§ **DATASET CONTENT**
+-------+

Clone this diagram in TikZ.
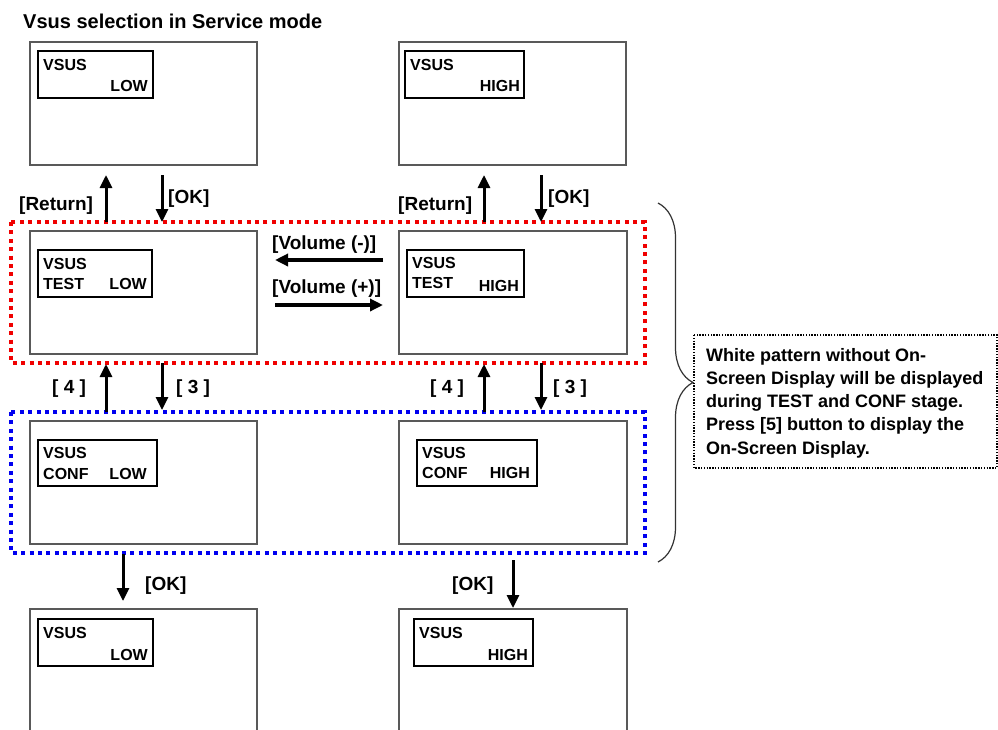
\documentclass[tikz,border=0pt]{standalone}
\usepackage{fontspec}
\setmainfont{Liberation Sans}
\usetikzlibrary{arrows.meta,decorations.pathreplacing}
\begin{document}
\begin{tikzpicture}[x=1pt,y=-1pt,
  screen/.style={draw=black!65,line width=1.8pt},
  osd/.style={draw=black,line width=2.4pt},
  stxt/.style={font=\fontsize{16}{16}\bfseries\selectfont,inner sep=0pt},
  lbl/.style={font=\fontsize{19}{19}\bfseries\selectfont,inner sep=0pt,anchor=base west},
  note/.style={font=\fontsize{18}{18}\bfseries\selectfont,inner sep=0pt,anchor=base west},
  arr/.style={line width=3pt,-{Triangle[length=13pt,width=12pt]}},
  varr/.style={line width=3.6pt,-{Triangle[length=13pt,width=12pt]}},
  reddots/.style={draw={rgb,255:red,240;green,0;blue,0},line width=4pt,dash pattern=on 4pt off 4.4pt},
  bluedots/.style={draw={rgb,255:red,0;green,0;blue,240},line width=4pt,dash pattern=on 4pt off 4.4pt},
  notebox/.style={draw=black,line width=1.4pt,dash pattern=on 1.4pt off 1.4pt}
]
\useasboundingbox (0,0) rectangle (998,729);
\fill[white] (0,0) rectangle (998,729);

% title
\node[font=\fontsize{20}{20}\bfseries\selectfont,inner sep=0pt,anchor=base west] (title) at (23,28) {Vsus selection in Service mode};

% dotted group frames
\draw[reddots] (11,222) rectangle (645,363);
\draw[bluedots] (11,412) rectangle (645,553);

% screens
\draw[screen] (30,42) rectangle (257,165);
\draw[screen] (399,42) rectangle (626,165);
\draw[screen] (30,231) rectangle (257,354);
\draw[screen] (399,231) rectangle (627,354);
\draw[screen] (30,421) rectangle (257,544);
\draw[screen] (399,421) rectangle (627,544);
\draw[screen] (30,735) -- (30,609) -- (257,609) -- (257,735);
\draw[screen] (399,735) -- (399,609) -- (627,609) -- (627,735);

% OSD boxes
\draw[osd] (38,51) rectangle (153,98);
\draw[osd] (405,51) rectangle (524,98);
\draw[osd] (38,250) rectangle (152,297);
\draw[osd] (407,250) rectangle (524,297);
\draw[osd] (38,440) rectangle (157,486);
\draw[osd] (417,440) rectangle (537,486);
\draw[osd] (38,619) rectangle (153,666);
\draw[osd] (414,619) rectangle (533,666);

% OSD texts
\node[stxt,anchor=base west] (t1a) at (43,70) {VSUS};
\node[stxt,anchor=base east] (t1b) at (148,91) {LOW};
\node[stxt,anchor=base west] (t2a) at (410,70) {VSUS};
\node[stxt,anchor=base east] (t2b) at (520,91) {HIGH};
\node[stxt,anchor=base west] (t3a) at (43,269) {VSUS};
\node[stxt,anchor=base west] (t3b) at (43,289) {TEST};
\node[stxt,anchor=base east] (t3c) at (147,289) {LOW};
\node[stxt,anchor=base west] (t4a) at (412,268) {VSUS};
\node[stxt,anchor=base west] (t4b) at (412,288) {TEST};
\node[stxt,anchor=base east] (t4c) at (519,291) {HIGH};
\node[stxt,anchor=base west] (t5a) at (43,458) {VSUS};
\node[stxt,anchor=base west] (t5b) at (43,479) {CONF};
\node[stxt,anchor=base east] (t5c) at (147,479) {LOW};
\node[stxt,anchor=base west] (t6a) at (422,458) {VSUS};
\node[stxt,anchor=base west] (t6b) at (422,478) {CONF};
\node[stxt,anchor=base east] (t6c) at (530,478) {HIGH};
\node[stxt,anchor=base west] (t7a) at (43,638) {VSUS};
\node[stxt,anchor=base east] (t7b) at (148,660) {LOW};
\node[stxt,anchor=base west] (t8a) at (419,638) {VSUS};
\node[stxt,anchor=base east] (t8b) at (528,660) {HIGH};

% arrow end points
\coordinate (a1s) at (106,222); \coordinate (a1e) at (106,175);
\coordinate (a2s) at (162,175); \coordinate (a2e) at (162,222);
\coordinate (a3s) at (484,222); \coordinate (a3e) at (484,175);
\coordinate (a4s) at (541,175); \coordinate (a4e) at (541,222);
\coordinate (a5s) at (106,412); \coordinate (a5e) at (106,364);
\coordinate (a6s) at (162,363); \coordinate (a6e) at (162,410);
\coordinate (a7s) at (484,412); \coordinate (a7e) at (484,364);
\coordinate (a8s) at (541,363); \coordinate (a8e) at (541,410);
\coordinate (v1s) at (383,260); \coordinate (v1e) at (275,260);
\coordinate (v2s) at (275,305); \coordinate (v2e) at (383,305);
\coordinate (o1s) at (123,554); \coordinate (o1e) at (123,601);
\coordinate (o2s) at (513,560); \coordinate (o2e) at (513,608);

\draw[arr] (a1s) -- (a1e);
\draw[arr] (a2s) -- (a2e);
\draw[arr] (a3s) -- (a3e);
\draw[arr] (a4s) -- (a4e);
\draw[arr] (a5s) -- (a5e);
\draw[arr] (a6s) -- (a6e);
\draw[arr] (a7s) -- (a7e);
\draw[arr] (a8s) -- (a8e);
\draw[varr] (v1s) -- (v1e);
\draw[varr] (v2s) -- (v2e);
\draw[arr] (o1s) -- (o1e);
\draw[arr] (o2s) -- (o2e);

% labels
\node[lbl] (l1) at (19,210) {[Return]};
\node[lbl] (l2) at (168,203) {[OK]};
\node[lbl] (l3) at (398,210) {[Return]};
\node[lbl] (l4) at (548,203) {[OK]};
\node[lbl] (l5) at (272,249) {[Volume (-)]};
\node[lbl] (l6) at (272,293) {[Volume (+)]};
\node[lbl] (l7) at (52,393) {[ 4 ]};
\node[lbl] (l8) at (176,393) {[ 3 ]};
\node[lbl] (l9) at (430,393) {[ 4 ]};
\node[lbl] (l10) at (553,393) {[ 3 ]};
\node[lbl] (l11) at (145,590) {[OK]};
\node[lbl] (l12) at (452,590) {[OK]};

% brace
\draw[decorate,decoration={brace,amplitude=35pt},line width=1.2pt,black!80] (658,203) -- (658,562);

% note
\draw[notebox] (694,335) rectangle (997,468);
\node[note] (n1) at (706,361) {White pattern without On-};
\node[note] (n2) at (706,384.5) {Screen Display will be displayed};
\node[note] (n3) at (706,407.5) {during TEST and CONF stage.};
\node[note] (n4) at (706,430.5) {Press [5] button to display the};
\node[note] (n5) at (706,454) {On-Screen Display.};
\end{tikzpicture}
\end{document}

+-------+

§ **SHORT PROBLEM**
Pictures in the data above should not be copied; transcribe everything else exactly.

§ **FINISHED ANSWER**
Clone this diagram in TikZ.
\documentclass[tikz,border=0pt]{standalone}
\usepackage{fontspec}
\setmainfont{Liberation Sans}
\usetikzlibrary{arrows.meta,decorations.pathreplacing}
\begin{document}
\begin{tikzpicture}[x=1pt,y=-1pt,
  screen/.style={draw=black!65,line width=1.8pt},
  osd/.style={draw=black,line width=2.4pt},
  stxt/.style={font=\fontsize{16}{16}\bfseries\selectfont,inner sep=0pt},
  lbl/.style={font=\fontsize{19}{19}\bfseries\selectfont,inner sep=0pt,anchor=base west},
  note/.style={font=\fontsize{18}{18}\bfseries\selectfont,inner sep=0pt,anchor=base west},
  arr/.style={line width=3pt,-{Triangle[length=13pt,width=12pt]}},
  varr/.style={line width=3.6pt,-{Triangle[length=13pt,width=12pt]}},
  reddots/.style={draw={rgb,255:red,240;green,0;blue,0},line width=4pt,dash pattern=on 4pt off 4.4pt},
  bluedots/.style={draw={rgb,255:red,0;green,0;blue,240},line width=4pt,dash pattern=on 4pt off 4.4pt},
  notebox/.style={draw=black,line width=1.4pt,dash pattern=on 1.4pt off 1.4pt}
]
\useasboundingbox (0,0) rectangle (998,729);
\fill[white] (0,0) rectangle (998,729);

% title
\node[font=\fontsize{20}{20}\bfseries\selectfont,inner sep=0pt,anchor=base west] (title) at (23,28) {Vsus selection in Service mode};

% dotted group frames
\draw[reddots] (11,222) rectangle (645,363);
\draw[bluedots] (11,412) rectangle (645,553);

% screens
\draw[screen] (30,42) rectangle (257,165);
\draw[screen] (399,42) rectangle (626,165);
\draw[screen] (30,231) rectangle (257,354);
\draw[screen] (399,231) rectangle (627,354);
\draw[screen] (30,421) rectangle (257,544);
\draw[screen] (399,421) rectangle (627,544);
\draw[screen] (30,735) -- (30,609) -- (257,609) -- (257,735);
\draw[screen] (399,735) -- (399,609) -- (627,609) -- (627,735);

% OSD boxes
\draw[osd] (38,51) rectangle (153,98);
\draw[osd] (405,51) rectangle (524,98);
\draw[osd] (38,250) rectangle (152,297);
\draw[osd] (407,250) rectangle (524,297);
\draw[osd] (38,440) rectangle (157,486);
\draw[osd] (417,440) rectangle (537,486);
\draw[osd] (38,619) rectangle (153,666);
\draw[osd] (414,619) rectangle (533,666);

% OSD texts
\node[stxt,anchor=base west] (t1a) at (43,70) {VSUS};
\node[stxt,anchor=base east] (t1b) at (148,91) {LOW};
\node[stxt,anchor=base west] (t2a) at (410,70) {VSUS};
\node[stxt,anchor=base east] (t2b) at (520,91) {HIGH};
\node[stxt,anchor=base west] (t3a) at (43,269) {VSUS};
\node[stxt,anchor=base west] (t3b) at (43,289) {TEST};
\node[stxt,anchor=base east] (t3c) at (147,289) {LOW};
\node[stxt,anchor=base west] (t4a) at (412,268) {VSUS};
\node[stxt,anchor=base west] (t4b) at (412,288) {TEST};
\node[stxt,anchor=base east] (t4c) at (519,291) {HIGH};
\node[stxt,anchor=base west] (t5a) at (43,458) {VSUS};
\node[stxt,anchor=base west] (t5b) at (43,479) {CONF};
\node[stxt,anchor=base east] (t5c) at (147,479) {LOW};
\node[stxt,anchor=base west] (t6a) at (422,458) {VSUS};
\node[stxt,anchor=base west] (t6b) at (422,478) {CONF};
\node[stxt,anchor=base east] (t6c) at (530,478) {HIGH};
\node[stxt,anchor=base west] (t7a) at (43,638) {VSUS};
\node[stxt,anchor=base east] (t7b) at (148,660) {LOW};
\node[stxt,anchor=base west] (t8a) at (419,638) {VSUS};
\node[stxt,anchor=base east] (t8b) at (528,660) {HIGH};

% arrow end points
\coordinate (a1s) at (106,222); \coordinate (a1e) at (106,175);
\coordinate (a2s) at (162,175); \coordinate (a2e) at (162,222);
\coordinate (a3s) at (484,222); \coordinate (a3e) at (484,175);
\coordinate (a4s) at (541,175); \coordinate (a4e) at (541,222);
\coordinate (a5s) at (106,412); \coordinate (a5e) at (106,364);
\coordinate (a6s) at (162,363); \coordinate (a6e) at (162,410);
\coordinate (a7s) at (484,412); \coordinate (a7e) at (484,364);
\coordinate (a8s) at (541,363); \coordinate (a8e) at (541,410);
\coordinate (v1s) at (383,260); \coordinate (v1e) at (275,260);
\coordinate (v2s) at (275,305); \coordinate (v2e) at (383,305);
\coordinate (o1s) at (123,554); \coordinate (o1e) at (123,601);
\coordinate (o2s) at (513,560); \coordinate (o2e) at (513,608);

\draw[arr] (a1s) -- (a1e);
\draw[arr] (a2s) -- (a2e);
\draw[arr] (a3s) -- (a3e);
\draw[arr] (a4s) -- (a4e);
\draw[arr] (a5s) -- (a5e);
\draw[arr] (a6s) -- (a6e);
\draw[arr] (a7s) -- (a7e);
\draw[arr] (a8s) -- (a8e);
\draw[varr] (v1s) -- (v1e);
\draw[varr] (v2s) -- (v2e);
\draw[arr] (o1s) -- (o1e);
\draw[arr] (o2s) -- (o2e);

% labels
\node[lbl] (l1) at (19,210) {[Return]};
\node[lbl] (l2) at (168,203) {[OK]};
\node[lbl] (l3) at (398,210) {[Return]};
\node[lbl] (l4) at (548,203) {[OK]};
\node[lbl] (l5) at (272,249) {[Volume (-)]};
\node[lbl] (l6) at (272,293) {[Volume (+)]};
\node[lbl] (l7) at (52,393) {[ 4 ]};
\node[lbl] (l8) at (176,393) {[ 3 ]};
\node[lbl] (l9) at (430,393) {[ 4 ]};
\node[lbl] (l10) at (553,393) {[ 3 ]};
\node[lbl] (l11) at (145,590) {[OK]};
\node[lbl] (l12) at (452,590) {[OK]};

% brace
\draw[decorate,decoration={brace,amplitude=35pt},line width=1.2pt,black!80] (658,203) -- (658,562);

% note
\draw[notebox] (694,335) rectangle (997,468);
\node[note] (n1) at (706,361) {White pattern without On-};
\node[note] (n2) at (706,384.5) {Screen Display will be displayed};
\node[note] (n3) at (706,407.5) {during TEST and CONF stage.};
\node[note] (n4) at (706,430.5) {Press [5] button to display the};
\node[note] (n5) at (706,454) {On-Screen Display.};
\end{tikzpicture}
\end{document}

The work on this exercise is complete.